:: Short problem ::
Starting at the first line of the data, print each line verbatim up to and including the line bearing "4, 1, 0, 0, 1];", omitting pictures.

----------

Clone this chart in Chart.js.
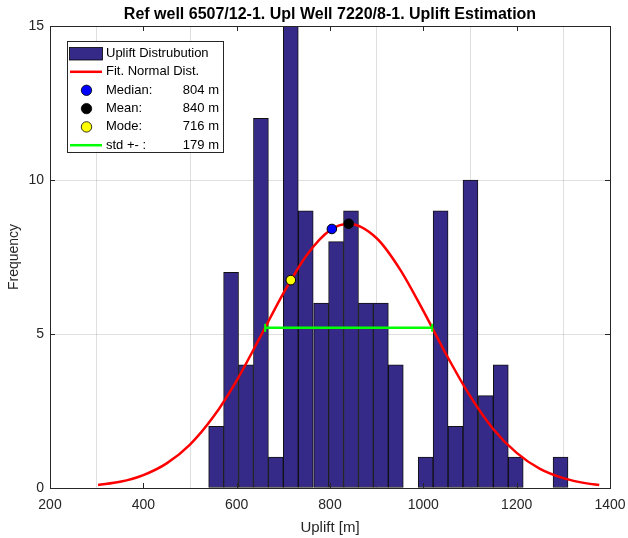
<!DOCTYPE html>
<html>
<head>
<meta charset="utf-8">
<script src="https://cdn.jsdelivr.net/npm/chart.js@4/dist/chart.umd.min.js"></script>
<style>
  html, body { margin: 0; padding: 0; background: #ffffff; }
  #wrap { width: 628px; height: 538px; position: relative; }
</style>
</head>
<body>
<div id="wrap"><canvas id="c" width="628" height="538"></canvas></div>
<script>
// ---- Data ----
const titleText = 'Ref well 6507/12-1. Upl Well 7220/8-1. Uplift Estimation';
const xTicks = [200, 400, 600, 800, 1000, 1200, 1400];
const yTicks = [0, 5, 10, 15];

// histogram bin centres (m) and counts
const binCenters = [556, 588, 620, 652, 684, 716, 748, 781, 813, 845, 877, 909,
                    941, 973, 1005, 1037, 1069, 1101, 1134, 1166, 1198, 1230, 1262, 1294];
const binCounts  = [2, 7, 4, 12, 1, 15, 9, 6, 8, 9, 6, 6,
                    4, 0, 1, 9, 2, 10, 3, 4, 1, 0, 0, 1];

// fitted normal curve
const curveX = [303, 350, 400, 450, 500, 550, 600, 650, 700, 750, 800, 840,
                900, 950, 1000, 1050, 1100, 1150, 1200, 1250, 1300, 1350, 1377];
const curveY = [0.10, 0.20, 0.42, 0.80, 1.41, 2.31, 3.49, 4.89, 6.32, 7.56, 8.37, 8.58,
                8.11, 7.10, 5.75, 4.31, 2.99, 1.91, 1.14, 0.62, 0.32, 0.15, 0.10];

// statistics markers
const statLabels = ['Median:', 'Mean:', 'Mode:'];
const statX = [804, 840, 716];
const statY = [8.41, 8.58, 6.75];
const statValues = ['804 m', '840 m', '716 m'];
const statColors = ['#0000ff', '#000000', '#ffff00'];

// std range line
const stdX = [661, 1019];
const stdY = [5.2, 5.2];
const stdValue = '179 m';

// ---- Styling ----
const FONT = '"Liberation Sans", Arial, Helvetica, sans-serif';
const AXIS_COLOR = '#262626';
const BAR_COLOR = '#352a87';

const plotBox = {
  id: 'plotBox',
  afterDraw(chart) {
    const ctx = chart.ctx;
    const a = chart.chartArea;
    const xs = chart.scales.x, ys = chart.scales.y;
    ctx.save();
    // title centred over the plot box
    ctx.fillStyle = '#000000';
    ctx.font = 'bold 16px ' + FONT;
    ctx.textAlign = 'center';
    ctx.textBaseline = 'middle';
    ctx.fillText(titleText, (a.left + a.right) / 2, 14.5);

    ctx.strokeStyle = AXIS_COLOR;
    ctx.lineWidth = 1;
    ctx.beginPath();
    xTicks.forEach(v => {
      const px = Math.round(xs.getPixelForValue(v)) + 0.5;
      ctx.moveTo(px, a.bottom); ctx.lineTo(px, a.bottom - 5);
      ctx.moveTo(px, a.top); ctx.lineTo(px, a.top + 5);
    });
    yTicks.forEach(v => {
      const py = Math.round(ys.getPixelForValue(v)) + 0.5;
      ctx.moveTo(a.left, py); ctx.lineTo(a.left + 5, py);
      ctx.moveTo(a.right, py); ctx.lineTo(a.right - 5, py);
    });
    ctx.stroke();
    ctx.strokeRect(Math.round(a.left) + 0.5, Math.round(a.top) + 0.5,
                   Math.round(a.right - a.left), Math.round(a.bottom - a.top));

    // legend
    const bx = 67.5, by = 41.5, bw = 156, bh = 111;
    ctx.fillStyle = '#ffffff';
    ctx.fillRect(bx, by, bw, bh);
    ctx.strokeStyle = AXIS_COLOR;
    ctx.strokeRect(bx, by, bw, bh);
    const rowY = [53.5, 71.8, 90.3, 108.6, 126.9, 145.2];
    const sx0 = 70, sx1 = 102, sxm = 86.5;
    ctx.fillStyle = BAR_COLOR;
    ctx.fillRect(69.5, rowY[0] - 6, 33, 12.5);
    ctx.strokeStyle = '#000000';
    ctx.lineWidth = 0.8;
    ctx.strokeRect(69.5, rowY[0] - 6, 33, 12.5);
    ctx.strokeStyle = '#ff0000'; ctx.lineWidth = 2.5;
    ctx.beginPath(); ctx.moveTo(sx0, rowY[1]); ctx.lineTo(sx1, rowY[1]); ctx.stroke();
    for (let i = 0; i < 3; i++) {
      ctx.beginPath(); ctx.arc(sxm, rowY[2 + i], 5.2, 0, Math.PI * 2);
      ctx.fillStyle = statColors[i]; ctx.fill();
      ctx.strokeStyle = '#000000'; ctx.lineWidth = 0.8; ctx.stroke();
    }
    ctx.strokeStyle = '#00ff00'; ctx.lineWidth = 2.5;
    ctx.beginPath(); ctx.moveTo(sx0, rowY[5]); ctx.lineTo(sx1, rowY[5]); ctx.stroke();
    ctx.fillStyle = '#000000';
    ctx.font = '13px ' + FONT;
    ctx.textBaseline = 'middle';
    ctx.textAlign = 'left';
    ctx.fillText('Uplift Distrubution', 106, rowY[0]);
    ctx.fillText('Fit. Normal Dist.', 106, rowY[1]);
    for (let i = 0; i < 3; i++) ctx.fillText(statLabels[i], 106, rowY[2 + i]);
    ctx.fillText('std +- :', 106, rowY[5]);
    ctx.textAlign = 'right';
    for (let i = 0; i < 3; i++) ctx.fillText(statValues[i], 219, rowY[2 + i]);
    ctx.fillText(stdValue, 219, rowY[5]);
    ctx.restore();
  }
};

new Chart(document.getElementById('c'), {
  type: 'bar',
  data: {
    datasets: [
      {
        type: 'scatter', label: 'Median',
        data: [{x: statX[0], y: statY[0]}],
        backgroundColor: statColors[0], borderColor: '#000000', borderWidth: 1,
        pointRadius: 4.8, order: 1
      },
      {
        type: 'scatter', label: 'Mean',
        data: [{x: statX[1], y: statY[1]}],
        backgroundColor: statColors[1], borderColor: '#000000', borderWidth: 1,
        pointRadius: 4.8, order: 1
      },
      {
        type: 'scatter', label: 'Mode',
        data: [{x: statX[2], y: statY[2]}],
        backgroundColor: statColors[2], borderColor: '#000000', borderWidth: 1,
        pointRadius: 4.8, order: 1
      },
      {
        type: 'line', label: 'std',
        data: stdX.map((x, i) => ({x: x, y: stdY[i]})),
        borderColor: '#00ff00', backgroundColor: '#00ff00', borderWidth: 2.5,
        pointStyle: 'line', rotation: 90, pointRadius: 4, pointBorderWidth: 2,
        pointBorderColor: '#00ff00', fill: false, order: 2
      },
      {
        type: 'line', label: 'Fit. Normal Dist.',
        data: curveX.map((x, i) => ({x: x, y: curveY[i]})),
        borderColor: '#ff0000', borderWidth: 2.5, pointRadius: 0,
        cubicInterpolationMode: 'monotone', fill: false, order: 3
      },
      {
        type: 'bar', label: 'Uplift Distrubution',
        data: binCenters.map((x, i) => ({x: x, y: binCounts[i]})),
        backgroundColor: BAR_COLOR, borderColor: '#111111', borderWidth: 1,
        borderSkipped: false,
        barPercentage: 1.0, categoryPercentage: 1.0, order: 4
      }
    ]
  },
  options: {
    responsive: false,
    animation: false,
    events: [],
    layout: { padding: { left: 0, right: 18, top: 26, bottom: 0 } },
    plugins: {
      legend: { display: false },
      tooltip: { enabled: false },
      title: { display: false }
    },
    scales: {
      x: {
        type: 'linear', min: 200, max: 1400, offset: false,
        afterFit(s) { s.height = 50; s.paddingRight = 0; s.paddingLeft = 0; },
        afterBuildTicks(s) { s.ticks = xTicks.map(v => ({value: v})); },
        grid: { color: 'rgba(38,38,38,0.15)', drawTicks: false },
        border: { display: false },
        ticks: { color: AXIS_COLOR, font: { family: FONT, size: 14 }, padding: 9, maxRotation: 0,
                 callback: v => String(v) },
        title: { display: true, text: 'Uplift [m]', color: AXIS_COLOR,
                 font: { family: FONT, size: 15 }, padding: { top: 0, bottom: 1 } }
      },
      y: {
        min: 0, max: 15,
        afterFit(s) { s.width = 50; s.paddingTop = 0; s.paddingBottom = 0; },
        afterBuildTicks(s) { s.ticks = yTicks.map(v => ({value: v})); },
        grid: { color: 'rgba(38,38,38,0.15)', drawTicks: false },
        border: { display: false },
        ticks: { color: AXIS_COLOR, font: { family: FONT, size: 14 }, padding: 6,
                 callback: v => String(v) },
        title: { display: true, text: 'Frequency', color: AXIS_COLOR,
                 font: { family: FONT, size: 14 }, padding: { top: 6, bottom: 0 } }
      }
    }
  },
  plugins: [plotBox]
});
</script>
</body>
</html>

----------

:: The solution ::
Clone this chart in Chart.js.
<!DOCTYPE html>
<html>
<head>
<meta charset="utf-8">
<script src="https://cdn.jsdelivr.net/npm/chart.js@4/dist/chart.umd.min.js"></script>
<style>
  html, body { margin: 0; padding: 0; background: #ffffff; }
  #wrap { width: 628px; height: 538px; position: relative; }
</style>
</head>
<body>
<div id="wrap"><canvas id="c" width="628" height="538"></canvas></div>
<script>
// ---- Data ----
const titleText = 'Ref well 6507/12-1. Upl Well 7220/8-1. Uplift Estimation';
const xTicks = [200, 400, 600, 800, 1000, 1200, 1400];
const yTicks = [0, 5, 10, 15];

// histogram bin centres (m) and counts
const binCenters = [556, 588, 620, 652, 684, 716, 748, 781, 813, 845, 877, 909,
                    941, 973, 1005, 1037, 1069, 1101, 1134, 1166, 1198, 1230, 1262, 1294];
const binCounts  = [2, 7, 4, 12, 1, 15, 9, 6, 8, 9, 6, 6,
                    4, 0, 1, 9, 2, 10, 3, 4, 1, 0, 0, 1];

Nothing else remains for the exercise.